So, I got home from work this morning and double checked the model number. Number is actually 315.269210. 

Everything turns freely. No burn or electircal smell from router. Switch is fine. Tested continuity and there is when it is switched on. Haven't had time to test electrical connections further.


----------



## Rockenroller58 (Apr 29, 2014)

*Download Breakdown/Parts Link*

Unfortunately this site will not allow me to post a link to a parts download that I found on Google that describes the parts breakdown for your router, I use them to assist in dis-assembly from time to time, if I feel the item is salvageable. If your unit has extensive usage, I would spring for a new one.


----------



## Semipro (Mar 22, 2013)

Hi Ken how are this morning


----------



## Yeoman (May 20, 2013)

*Switch problems,*

If you have tried the tests mentioned above and nothing seems obviously wrong with the motor I would suggest the on off switch, dust creeps into the housing and prevents the contacts touching, try a blast or two of high pressure air to see if that can get in to clear the contacts, if not first see if you can get into the switch to clean it up if not as it is off the router get it tested for continuity. If it fails a new switch is in your future.
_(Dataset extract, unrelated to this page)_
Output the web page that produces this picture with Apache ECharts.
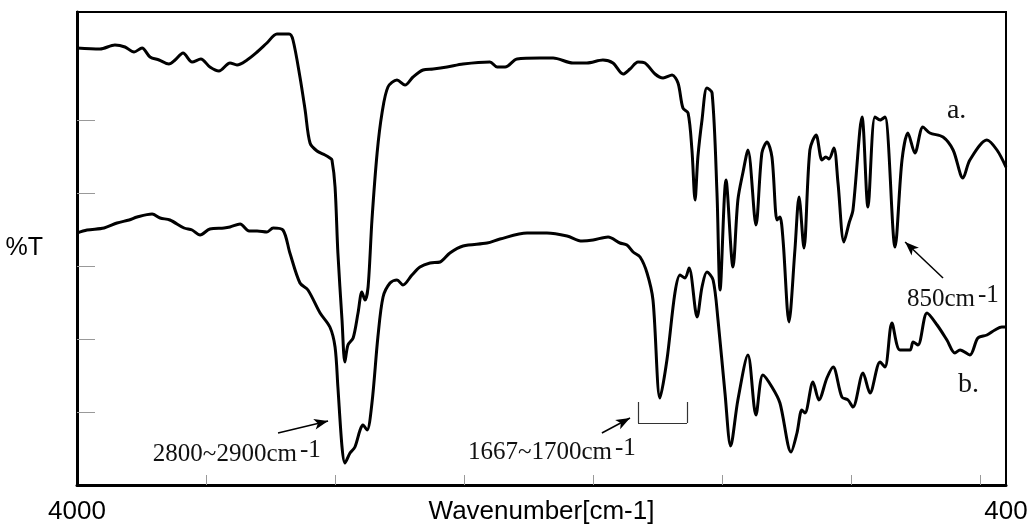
<!DOCTYPE html>
<html><head><meta charset="utf-8">
<script src="https://cdn.jsdelivr.net/npm/echarts@6/dist/echarts.min.js"></script>
<style>html,body{margin:0;padding:0;background:#fff}#c{width:1036px;height:524px}</style>
</head><body><div id="c"></div>
<script>
// Spectrum a (upper trace): wavenumber [cm-1] and %T (arbitrary offset scale)
const wnA = [4000,3911,3853,3814,3779,3748,3717,3682,3644,3620,
  3589,3554,3520,3485,3450,3407,3380,3341,3302,3264,
  3225,3178,3163,3136,3116,3097,3070,3039,3020,3012,
  3000,2989,2973,2962,2950,2930,2911,2896,2884,2872,
  2857,2837,2818,2795,2760,2729,2698,2659,2620,2566,
  2504,2400,2372,2341,2295,2206,2155,2078,2024,1962,
  1923,1884,1857,1826,1799,1760,1729,1694,1671,1652,
  1632,1617,1605,1594,1578,1559,1539,1520,1508,1485,
  1458,1439,1419,1400,1369,1346,1326,1307,1287,1276,
  1264,1241,1218,1202,1183,1160,1136,1113,1098,1086,
  1067,1051,1028,1008,993,958,935,908,888,869,
  830,803,780,753,722,695,644,605,567,540,
  474,435,400];
const tA = [87.4,87.2,88,87.6,86.6,87.4,85.6,85,84.2,85,
  86.4,84.6,85.2,83.6,82.8,84.4,84,85,86.6,88.4,
  90.2,90.2,89,81.6,75,68.4,66.8,66,65.4,65,
  59.6,46.4,33,24.6,28,29.4,34.4,38.6,37,39.6,
  53,66.4,74.4,79.6,81,80,81.6,83,83.2,83.6,
  84.2,84.6,83.6,83.6,85.2,85.4,85.4,84.4,84.4,85,
  84.4,82.2,83.2,84.6,84.4,82.2,81.4,82,80.4,75.4,
  74.4,67,57,65.6,73,79.4,78.4,58.4,39,61,
  43.6,57,62.6,67,52,66.4,68.6,65.6,53,53.6,
  49,32.6,47,57.6,47.4,67,70,65,65.6,65.2,
  67.4,60.4,48.6,52.4,55,73.6,55.6,73.6,73,73.6,
  47.6,65,70.4,66.4,71.6,70.4,69.6,67,61.4,65,
  69,67,63.6];
// Spectrum b (lower trace)
const wnB = [4000,3961,3895,3845,3798,3767,3709,3678,3640,3585,
  3554,3523,3485,3430,3407,3368,3333,3302,3264,3240,
  3202,3175,3136,3105,3058,3020,3000,2989,2973,2962,
  2942,2923,2903,2892,2876,2857,2834,2814,2787,2760,
  2737,2702,2671,2632,2593,2555,2504,2411,2361,2256,
  2179,2101,2043,2000,1942,1896,1869,1845,1818,1791,
  1768,1741,1714,1683,1663,1644,1628,1597,1578,1559,
  1535,1516,1489,1467,1439,1400,1369,1342,1307,1276,
  1233,1210,1191,1179,1148,1125,1094,1070,1036,1012,
  993,954,927,888,869,842,811,772,760,741,
  706,667,629,598,578,540,509,474,443,416,400];
const tB = [50.4,51,51.4,52.4,53,53.6,54.2,53.4,53,51.4,
  51,50,51.2,51.4,51.6,52.2,50.8,50.8,50.6,51.4,
  51,46.4,40.4,39,34.4,31.6,27.6,19.6,7.6,4.4,
  6.4,7.6,11,12,11,16.4,29.6,37.6,40.4,41,
  40,42,43.6,44.4,44.6,46.4,47.8,48.4,49.2,50.4,
  50.4,49.8,48.8,49,49.6,48.4,48,46.6,45.6,42.4,
  37,17.4,25,38.4,42,41.4,43.4,33.6,39.6,42.6,
  41,33,18.4,7.8,17,26,14,22,19.6,16.4,
  6.6,10.4,15,14.4,20.6,17,21.4,23.6,17.6,17,
  15.6,22.4,18.4,24.6,23.6,32.4,27,27,28.6,28,
  34.4,32,29,26.4,27,26,29.4,30,31,31.6,31.6];
const xTickValues = [3500,3000,2500,2000,1500,1000,500];
const xLabelValues = [4000,400];
const yTickValues = [14.6,29.2,43.8,58.4,73];

// annotation anchors (data coordinates)
const notes = [
  {main:'2800~2900cm', wn:3706, t:6.2, size:25},
  {main:'1667~1700cm', wn:2485, t:6.5, size:25},
  {main:'850cm', wn:784, t:37.2, size:25},
  {plain:'a.', wn:629, t:74.8, size:28},
  {plain:'b.', wn:586, t:20.0, size:28}
];
const arrows = [
  [[3221,10.4],[3027,12.8]],
  [[1966,10.4],[1857,13.4]],
  [[644,41.4],[791,48.6]]
];
const bracket = [
  [[1826,16.6],[1826,12.4]],
  [[1826,12.4],[1636,12.4]],
  [[1636,12.4],[1636,16.6]]
];

const dataA = wnA.map((w,i)=>[w,tA[i]]);
const dataB = wnB.map((w,i)=>[w,tB[i]]);
const serif = 'Liberation Serif';
const sans = 'Liberation Sans';

const chart = echarts.init(document.getElementById('c'));
const option = {
  animation:false,
  backgroundColor:'#fff',
  grid:{left:77,right:30,top:12,bottom:39,show:true,borderColor:'#000',borderWidth:2,
        containLabel:false,outerBoundsMode:'none'},
  xAxis:{type:'value',min:400,max:4000,inverse:true,
    axisLine:{show:true,lineStyle:{color:'#000',width:3}},
    axisTick:{show:true,inside:true,length:10,customValues:xTickValues,lineStyle:{color:'#999',width:1}},
    axisLabel:{show:true,customValues:xLabelValues,fontSize:26,fontFamily:sans,color:'#000',margin:14,
      formatter:v=>String(v)},
    splitLine:{show:false},
    name:'Wavenumber[cm-1]',nameLocation:'middle',nameGap:14,nameMoveOverlap:false,
    nameTextStyle:{fontSize:26,fontFamily:sans,color:'#000',verticalAlign:'top'}
  },
  yAxis:{type:'value',min:0,max:94.6,
    axisLine:{show:true,lineStyle:{color:'#000',width:3}},
    axisTick:{show:true,inside:true,length:18,customValues:yTickValues,lineStyle:{color:'#999',width:1}},
    axisLabel:{show:false},
    splitLine:{show:false},
    name:'%T',nameLocation:'middle',nameRotate:0,nameGap:34,nameMoveOverlap:false,
    nameTextStyle:{fontSize:25,fontFamily:sans,color:'#000'}
  },
  series:[
    {type:'line',data:dataA,showSymbol:false,smooth:0.3,lineStyle:{color:'#000',width:3},silent:true,
     markLine:{silent:true,symbol:['none','arrow'],symbolSize:[8,14],label:{show:false},
       lineStyle:{color:'#000',width:1.5,type:'solid'},
       data:arrows.map(a=>[{coord:a[0]},{coord:a[1]}])}},
    {type:'line',data:dataB,showSymbol:false,smooth:0.3,lineStyle:{color:'#000',width:3},silent:true,
     markLine:{silent:true,symbol:['none','none'],label:{show:false},
       lineStyle:{color:'#333',width:1.2,type:'solid'},
       data:bracket.map(a=>[{coord:a[0]},{coord:a[1]}])}}
  ]
};
chart.setOption(option);

const graphic = notes.map(n=>{
  const p = chart.convertToPixel({gridIndex:0},[n.wn,n.t]);
  const style = n.plain
    ? {text:n.plain,font:n.size+'px '+serif,fill:'#111',align:'left',verticalAlign:'middle'}
    : {text:'{m|'+n.main+'}{s|-1}',align:'left',verticalAlign:'middle',
       rich:{m:{fontSize:n.size,fontFamily:serif,fill:'#111'},
             s:{fontSize:n.size,fontFamily:serif,fill:'#111',padding:[0,0,8,3]}}};
  return {type:'text',x:p[0],y:p[1],style:style,silent:true};
});
chart.setOption({graphic:graphic});
</script>
</body></html>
If I buy a power tool with an on off switch that sits in with all the dust it creates I try to get it out, maybe on a wooden panel fastened to the outside, table saws are particularly bad for this. Doing this years ago stopped a recurring problem I had on my table saw.

I hope this helps.

Alex


----------



## wegz15 (May 10, 2014)

Well I've narrowed down the problem to the control board. the neutral isn't going all the way. However, if I bypass the control board it works. Is there any real use for the control board besides controlling speed?


----------



## JOAT (Apr 9, 2010)

jw2170 said:


> How long since the router had a good clean?
> 
> Some suffer worse that others, hanging upside down in a table.


I've got several old Craftsman routers, and all are used in my table. On the few occasions I opened one up, no dust at all. Apparently the little cooling fan blows it all out. Can't say about other routers tho. Definitely surprised me the first time.


----------



## Daikusan (Apr 12, 2013)

wegz15 said:


> Well I've narrowed down the problem to the control board. the neutral isn't going all the way. However, if I bypass the control board it works. Is there any real use for the control board besides controlling speed?
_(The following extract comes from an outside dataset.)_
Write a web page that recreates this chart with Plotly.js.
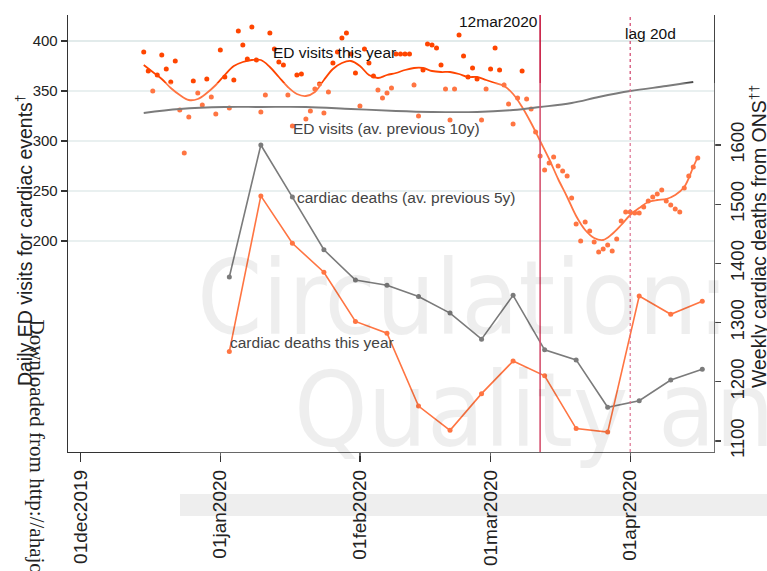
<!DOCTYPE html>
<html><head><meta charset="utf-8">
<script src="https://cdn.plot.ly/plotly-3.0.1.min.js"></script>
<style>html,body{margin:0;padding:0;background:#fff}#chart{width:767px;height:571px}</style>
</head><body><div id="chart"></div>
<script>
// ---- data ----
const edStartDate = '2019-12-15'; // first daily observation, then one value per day
const edVisitsThisYear = [
 389,370,350,366,386,372,359,380,331,288,324,360,348,336,362,344,327,
 391,364,333,361,410,396,382,414,381,329,346,408,392,379,376,346,315,366,367,322,330,352,357,328,349,378,389,403,408,
 387,368,335,392,378,365,351,343,348,353,387,387,387,387,356,325,371,397,396,393,376,352,321,352,406,385,364,373,362,321,352,
 372,393,371,356,337,317,343,370,342,332,309,285,271,278,284,275,270,265,243,217,200,219,210,199,189,192,196,190,202,220,229,
 229,228,228,234,240,244,247,251,240,236,232,229,253,265,274,283
];
const edSmoothDates = ['2019-12-15','2019-12-17','2019-12-19','2019-12-21','2019-12-23','2019-12-25','2019-12-27','2019-12-29','2019-12-31',
 '2020-01-02','2020-01-04','2020-01-06','2020-01-08','2020-01-10','2020-01-12','2020-01-14','2020-01-16','2020-01-18','2020-01-20','2020-01-22',
 '2020-01-24','2020-01-26','2020-01-28','2020-01-30','2020-02-01','2020-02-03','2020-02-05','2020-02-07','2020-02-09','2020-02-11','2020-02-13',
 '2020-02-15','2020-02-17','2020-02-19','2020-02-21','2020-02-23','2020-02-25','2020-02-27','2020-02-29','2020-03-02','2020-03-04','2020-03-06',
 '2020-03-08','2020-03-10','2020-03-12','2020-03-14','2020-03-16','2020-03-18','2020-03-20','2020-03-22','2020-03-24','2020-03-26','2020-03-28',
 '2020-03-30','2020-04-01','2020-04-03','2020-04-05','2020-04-07','2020-04-09','2020-04-11','2020-04-13','2020-04-15','2020-04-16'];
const edSmoothValues = [376,369,362,353,346,341,342,348,356,
 366,375,379,381,381,374,364,354,347,345,349,
 361,372,378,380,375,366,363,366,368,371,373,
 373,370,369,369,367,364,364,361,358,355,347,
 334,318,300,282,262,244,225,211,203,201,207,
 216,226,233,239,241,242,246,254,274,284];
const edPrevDates = ['2019-12-15','2019-12-23','2020-01-02','2020-01-10','2020-01-20','2020-01-30','2020-02-09','2020-02-17',
 '2020-02-27','2020-03-06','2020-03-12','2020-03-19','2020-03-25','2020-04-01','2020-04-09','2020-04-15'];
const edPrevValues = [328,332,334,334,334,332,330,329,329,331,334,338,344,350,355,359];
const deathDates = ['2020-01-03','2020-01-10','2020-01-17','2020-01-24','2020-01-31','2020-02-07','2020-02-14','2020-02-21',
 '2020-02-28','2020-03-06','2020-03-13','2020-03-20','2020-03-27','2020-04-03','2020-04-10','2020-04-17'];
const deathsPrev5y = [1377,1600,1512,1423,1372,1363,1344,1316,1272,1346,1254,1237,1157,1168,1203,1221];
const deathsThisYear = [1251,1514,1434,1385,1302,1282,1159,1118,1180,1235,1210,1121,1115,1345,1314,1336];
const xTickVals = ['2019-12-01','2020-01-01','2020-02-01','2020-03-01','2020-04-01'];
const xTickText = ['01dec2019','01jan2020','01feb2020','01mar2020','01apr2020'];
const leftTicks = [200,250,300,350,400];
const rightTicks = [1100,1200,1300,1400,1500,1600];

// ---- build ----
function dailyDates(start, n){
  const out = []; const t0 = Date.parse(start + 'T00:00:00Z');
  for (let i = 0; i < n; i++) out.push(new Date(t0 + i*86400000).toISOString().slice(0,10));
  return out;
}
const edDates = dailyDates(edStartDate, edVisitsThisYear.length);
const ORANGE = '#ff4500', GRAY = '#4d4d4d';
const FONT = '"Liberation Sans", Arial, sans-serif';

const traces = [
  {x: edDates, y: edVisitsThisYear, type:'scatter', mode:'markers', marker:{size:5, color:ORANGE}, yaxis:'y', hoverinfo:'skip'},
  {x: edSmoothDates, y: edSmoothValues, type:'scatter', mode:'lines', line:{color:ORANGE, width:1.8, shape:'spline', smoothing:1}, yaxis:'y'},
  {x: edPrevDates, y: edPrevValues, type:'scatter', mode:'lines', line:{color:GRAY, width:1.8, shape:'spline', smoothing:1}, yaxis:'y'},
  {x: deathDates, y: deathsPrev5y, type:'scatter', mode:'lines+markers', line:{color:GRAY, width:1.6}, marker:{size:5, color:GRAY}, yaxis:'y2'},
  {x: deathDates, y: deathsThisYear, type:'scatter', mode:'lines+markers', line:{color:ORANGE, width:1.6}, marker:{size:5, color:ORANGE}, yaxis:'y2'}
];

const lbl = (text, x, y, opts) => Object.assign({text, x, y, xref:'x', yref:'y', showarrow:false, xanchor:'left', yanchor:'middle',
  font:{family:FONT, size:15.5, color:'#444'}}, opts||{});

const layout = {
  width:767, height:571,
  margin:{l:68, r:53, t:15, b:119, pad:0},
  paper_bgcolor:'#ffffff', plot_bgcolor:'#ffffff',
  showlegend:false,
  font:{family:FONT, color:'#222'},
  xaxis:{type:'date', range:['2019-11-28 04:25','2020-04-19 14:30'], tickvals:xTickVals, ticktext:xTickText,
    tickangle:-90, ticks:'outside', ticklen:9, tickwidth:1.2, tickcolor:'#333',
    showline:true, linecolor:'#333', linewidth:1.3, showgrid:false, zeroline:false,
    tickfont:{family:FONT, size:19, color:'#222'}},
  yaxis:{range:[-11,426], tickvals:leftTicks, ticks:'outside', ticklen:6, tickwidth:1.2, tickcolor:'#333',
    showline:true, linecolor:'#333', linewidth:1.3, showgrid:true, gridcolor:'#e2ebeb', gridwidth:1.5, zeroline:false,
    tickfont:{family:FONT, size:15, color:'#222'}},
  yaxis2:{overlaying:'y', side:'right', range:[1081.4,1819.6], tickvals:rightTicks, tickangle:-90,
    ticks:'outside', ticklen:6, tickwidth:1.2, tickcolor:'#444', showline:true, linecolor:'#444', linewidth:1.3,
    showgrid:false, zeroline:false, tickfont:{family:FONT, size:18.5, color:'#222'}},
  shapes:[
    {type:'rect', xref:'paper', yref:'paper', x0:0.1734, x1:1.1, y0:-0.1465, y1:-0.0961, fillcolor:'#eeeeee', line:{width:0}, layer:'below'},
    {type:'line', xref:'x', yref:'paper', x0:'2020-03-12', x1:'2020-03-12', y0:0, y1:1, line:{color:'#c8173f', width:1.6}, layer:'above'},
    {type:'line', xref:'x', yref:'paper', x0:'2020-04-01', x1:'2020-04-01', y0:0, y1:1, line:{color:'#d0406a', width:1.2, dash:'dot'}, layer:'above'},
    {type:'rect', xref:'paper', yref:'paper', x0:0.0015, x1:1.003, y0:0.0069, y1:0.8444, fillcolor:'rgba(255,255,255,0.26)', line:{width:0}, layer:'above'},
    {type:'rect', xref:'paper', yref:'paper', x0:0.1734, x1:1.003, y0:-0.0092, y1:0.0069, fillcolor:'rgba(255,255,255,0.26)', line:{width:0}, layer:'above'}
  ],
  annotations:[
    lbl('ED visits this year', '2020-01-12 05:00', 389, {font:{family:FONT, size:15.5, color:'#111'}}),
    lbl('ED visits (av. previous 10y)', '2020-01-16 17:00', 313),
    lbl('cardiac deaths (av. previous 5y)', '2020-01-17 14:00', 244),
    lbl('cardiac deaths this year', '2020-01-02 17:00', 99),
    lbl('12mar2020', '2020-03-12', 420, {xanchor:'right', font:{family:FONT, size:15.5, color:'#111'}}),
    lbl('lag 20d', '2020-03-30 07:00', 408, {font:{family:FONT, size:15.5, color:'#111'}}),
    {text:'Daily ED visits for cardiac events<sup>†</sup>', xref:'paper', yref:'paper', x:-0.0681, y:0.485, textangle:-90,
      showarrow:false, xanchor:'center', yanchor:'middle', font:{family:FONT, size:19.5, color:'#222'}},
    {text:'Weekly cardiac deaths from ONS<sup>††</sup>', xref:'paper', yref:'paper', x:1.068, y:0.494, textangle:-90,
      showarrow:false, xanchor:'center', yanchor:'middle', font:{family:FONT, size:19.5, color:'#222'}},
    {text:'Circulation: Cardiovascular', xref:'paper', yref:'paper', x:0.1966, y:0.352, showarrow:false, xanchor:'left', yanchor:'middle',
      font:{family:'"Liberation Sans Narrow", "Arial Narrow", "DejaVu Sans Condensed", "Liberation Sans", Arial', size:104, color:'rgba(0,0,0,0.065)'}},
    {text:'Quality and Outcomes', xref:'paper', yref:'paper', x:0.3467, y:0.096, showarrow:false, xanchor:'left', yanchor:'middle',
      font:{family:'"Liberation Sans Narrow", "Arial Narrow", "DejaVu Sans Condensed", "Liberation Sans", Arial', size:104, color:'rgba(0,0,0,0.065)'}},
    {text:'Downloaded from http://ahajournals.org', xref:'paper', yref:'paper', x:-0.048, y:0.3066, textangle:90,
      showarrow:false, xanchor:'center', yanchor:'top', font:{family:'"Liberation Serif", "Times New Roman", serif', size:21, color:'#222'}}
  ]
};

Plotly.newPlot('chart', traces, layout, {staticPlot:true, displayModeBar:false});
</script>
</body></html>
Just the speed only. If you are not using large bits the speed control is not necessary. Some people also recommend slower speeds for hard wood. Sounds like you have the capability to replace the controller yourself. Bypass it for now, if you need the slower speeds get the controller. Bypassing is same as setting it to full speed.


----------



## Cherryville Chuck (Sep 28, 2010)

wegz15 said:


> Well I've narrowed down the problem to the control board. the neutral isn't going all the way. However, if I bypass the control board it works. Is there any real use for the control board besides controlling speed?


Check the price on a new control board and if it's comparable to the cost of a new router then you don't need to worry about it. Bypass it and run it till it dies. If it is a cheap fix then you need an answer to that but my guess would be that it doesn't matter especially if the router seems to be running normally without it.


----------



## wegz15 (May 10, 2014)

I just bypassed it. Replacement board is 50$. Not worth it. If I need to I'll just buy an external controller.


----------



## Cherryville Chuck (Sep 28, 2010)

wegz15 said:


> I just bypassed it. Replacement board is 50$. Not worth it. If I need to I'll just buy an external controller.


That's probably the right way to go. I always wonder if the replacement part will work any better than the defective one. Many times it is either a defective design or made from poor quality components.


----------



## Daikusan (Apr 12, 2013)

Cherryville Chuck said:


> That's probably the right way to go. I always wonder if the replacement part will work any better than the defective one. Many times it is either a defective design or made from poor quality components.


Agree with that summation.


----------